KUALA LUMPUR, March 14 (Bernama) -- Malaysia’s industrial production index (IPI) registered a moderate growth of 1.8 per cent year-on-year (y-o-y) in January (December 2022: 2.8 per cent growth), below a market expectation of 2.6 per cent due to dissipating overseas demand.
Public Investment Bank Bhd (PIVB), in a note, said although this was the 17th consecutive month of rise in industrial production, it was at the softest pace since August 2021, which contracted to 0.3 per cent, due to a slower rise in manufacturing and a decline in electricity output.
PIVB expects Malaysia’s economy to rely more on internally generated growth with domestic demand supported by private investment activities, which will likely be stimulated via the implementation of key infrastructure projects.
“We opine that the manufacturing performance output will still trend in tandem with the short-term cyclical weakening in the semiconductor industry, which has continued to grow adversely,” it said.
Given the downside risk from external factors, PIVB said it is maintaining a 3.8 per cent gross domestic product (GDP) growth projection for 2023 versus the 4.5 per cent official forecast.
PIVB said if global GDP growth deteriorates further, falling below the International Monetary Fund’s (IMF) current projection on global growth of 2.9 per cent for 2023, Malaysia’s real GDP growth could be revised lower relative to the current expectations, it said.
“However, we believe that the negative spillovers from the weakening global environment will be partially offset by China’s full reopening in 2023, which would improve their higher frequency data, in turn benefitting our domestic economy.
“Nonetheless, the pronounced positive spillovers may take much longer than expected,” PIVB said.
Meanwhile, Kenanga Research said the manufacturing output is expected to be particularly weak in the first quarter of 2023 (1Q23) due to poor external demand and tepid global economic conditions.
However, it said there is potential for exports to recover in the short term following the end of major festive periods, especially in China. Manufacturing growth should be supported by robust domestic demand, spurred by an expected rise in tourist arrivals, it said.
Malaysia's PMI showed a slight improvement in February at 48.4 versus January’s 46.5, indicating a fledgling recovery in output despite remaining in the contractionary zone.
“We recently raised our 2023 GDP forecast to 4.7 per cent from 4.3 per cent due to expectations of robust domestic demand, continued fiscal support, and tailwinds from China's reopening.
“However, 1Q23 growth may slow due to fragile global economic conditions and weaker external demand.
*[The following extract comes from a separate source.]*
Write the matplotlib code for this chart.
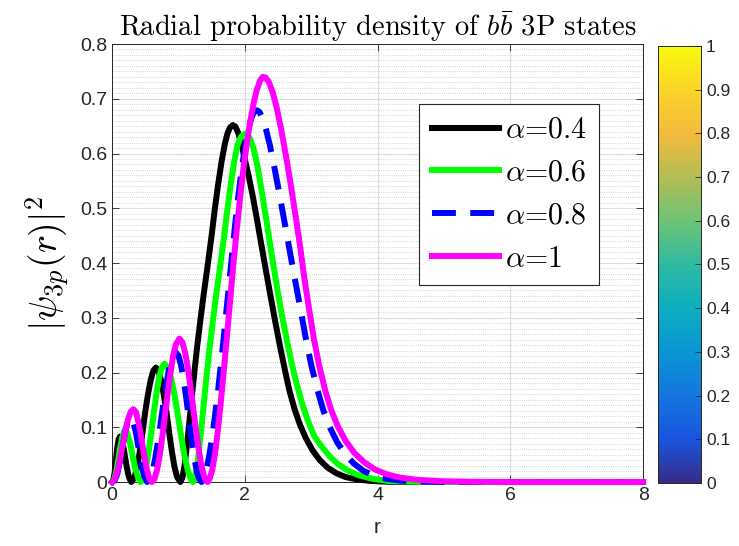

Downside risks to overall growth remain as a result of the Russia-Ukraine conflict, tenuous Sino-American relations, and possible recessions among major economies,” Kenanga said.
Meanwhile, Hong Leong Investment Bank Bhd said that the global manufacturing purchasing managers' index (PMI) registered a reading identical to a no-change mark in February at 50.0 compared to 49.1 for January halting a five-month run of contractions.
“The upturn in output volume was driven by Asia, benefitting from China’s economic reopening and easing supply constraints.
“Nevertheless, despite the improvement in global sentiment, Malaysia’s industrial production is still expected to remain modest amid a moderate external demand environment compared to the previous year,” it added.